A disabled person, and yes, a person disabled because of a neurodevelopmental anomaly, or even someone disabled by ILLNESS is a person first; and that means that you need to listen and respect that person, even as they are transformed by the condition you regard as so odious.
Sometimes our strengths come from this very thing you regard as a disorder, a thing that you believe was not meant to happen. It's the age-old story of heroes and superheroes. It's the reason why so many autistic people find comfort in the X-Men.
Having a greater degree of disorder and disablity doesn't mean that your strengths will all lie OUTSIDE your condition. They may STILL lie within your disabled self. They just need support and enablement.
Some of my biggest surprises in this respect have come from the words of Mr. Silent Treasure, a South African autistic teenager with high support needs who had no means of communication until the age of 14. Some of his first freely-communicated words were, "Autism is my talent."
When asked a year later what era he would choose if given the opportunity to travel in a time-machine, she said that he would go to a time "when autistics rule the world".
I asked him last year what message he had for doctors, psychologists and others who have decision-making power over people like him. Bear in mind that he has sezures, violent outbursts and requires a lot of support.
He knew very well that I intended to communicate his reply at a seminar about autistic health. I explained that in detail. In other words, he had every opportunity to consider his various deficits and to pick the ones he wished to prioritise for research and treatment.
And he began to cry.
Slowly, painstakingly, with much sobbing, he spelled out the words:

"They must not treat me like a small child."

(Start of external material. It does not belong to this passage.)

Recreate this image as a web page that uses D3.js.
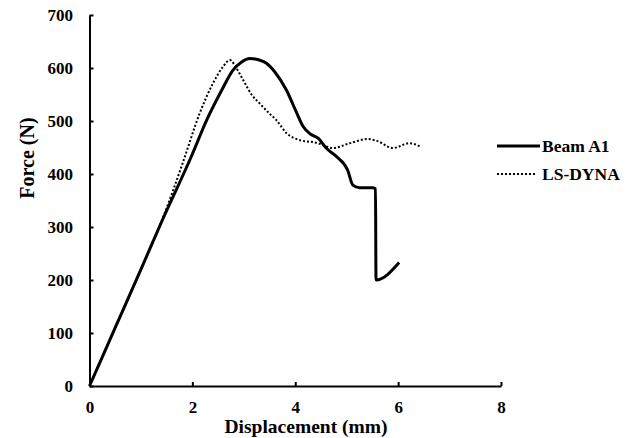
<!DOCTYPE html>
<html><head><meta charset="utf-8">
<script src="https://cdn.jsdelivr.net/npm/d3@7"></script>
<style>body{margin:0;background:#fff;} text{font-family:"Liberation Serif","Times New Roman",serif;font-weight:bold;fill:#000;}</style>
</head><body>
<svg id="c" width="632" height="438"></svg>
<script>
const xTicks = [0, 2, 4, 6, 8];
const yTicks = [0, 100, 200, 300, 400, 500, 600, 700];
const seriesNames = ["Beam A1", "LS-DYNA"];
const beamA1 = [[0,0],[0.5,110],[1.0,220],[1.43,316],[1.98,433],[2.28,502],[2.57,558],[2.79,596],[2.95,611],[3.12,618],[3.3,615],[3.44,609],[3.6,593],[3.83,558],[4.02,517],[4.15,490],[4.3,475],[4.45,467],[4.6,449],[4.8,433],[5.02,407],[5.12,379],[5.25,374],[5.5,374],[5.56,372],[5.57,200],[6.02,233]];
const lsDyna = [[0,0],[0.5,110],[1.0,220],[1.43,318],[1.82,423],[2.14,514],[2.4,571],[2.6,603],[2.73,615],[2.86,599],[2.99,577],[3.15,550],[3.31,533],[3.5,514],[3.63,502],[3.83,477],[4.09,464],[4.41,459],[4.73,449],[5.06,458],[5.41,466],[5.6,462],[5.9,449],[6.22,458],[6.45,451]];

const svg = d3.select("#c");
const x = d3.scaleLinear().domain([0,8]).range([89.5,501]);
const y = d3.scaleLinear().domain([0,700]).range([386,15]);

const xa = svg.append("g").attr("transform","translate(0,386)")
  .call(d3.axisBottom(x).tickValues(xTicks).tickSizeInner(-4).tickSizeOuter(0).tickPadding(15));
const ya = svg.append("g").attr("transform","translate(89.5,0)")
  .call(d3.axisLeft(y).tickValues(yTicks).tickSizeInner(-4).tickSizeOuter(0).tickPadding(16.5));
[xa,ya].forEach(a=>{
  a.select(".domain").attr("stroke","#000").attr("stroke-width",2);
  a.selectAll(".tick line").attr("stroke","#000").attr("stroke-width",2);
  a.selectAll(".tick text").style("font-size","17px").style("font-family","Liberation Serif").style("font-weight","bold");
});

const line = d3.line().x(d=>x(d[0])).y(d=>y(d[1])).curve(d3.curveMonotoneX);
svg.append("path").datum(lsDyna).attr("d",line).attr("fill","none").attr("stroke","#000")
  .attr("stroke-width",2).attr("stroke-dasharray","2,2");
svg.append("path").datum(beamA1).attr("d",line).attr("fill","none").attr("stroke","#000")
  .attr("stroke-width",3).attr("stroke-linejoin","round");

svg.append("text").attr("x",306).attr("y",433).attr("text-anchor","middle").style("font-size","19.5px").text("Displacement (mm)");
svg.append("text").attr("transform","translate(34,158) rotate(-90)").attr("text-anchor","middle").style("font-size","20px").text("Force (N)");

const lg = [{y:146, dash:null, w:3, x2:540},{y:174, dash:"2,2", w:2, x2:535}];
lg.forEach((l,i)=>{
  svg.append("line").attr("x1",497).attr("x2",l.x2).attr("y1",l.y).attr("y2",l.y)
    .attr("stroke","#000").attr("stroke-width",l.w).attr("stroke-dasharray",l.dash);
  svg.append("text").attr("x",542).attr("y",l.y+6).style("font-size","17.5px").text(seriesNames[i]);
});
</script>
</body></html>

That was the only message he had for these people that day.
When I quietly wrote it on the flipchart, another non-speaking teenager who was in the audience at the seminar burst into ecstatic shouting.
Want to learn from non-speaking autistics what they consider to be their strengths and weaknesses? One does not speak for all. Here's a thread to get you started. I'll give you a year or two to find your way around this rabbithole. Or maybe a lifetime.
Want to know how to gaslight autistic people's support needs? Just focus on what YOU think their strengths are, and put all the problems down to low self-esteem.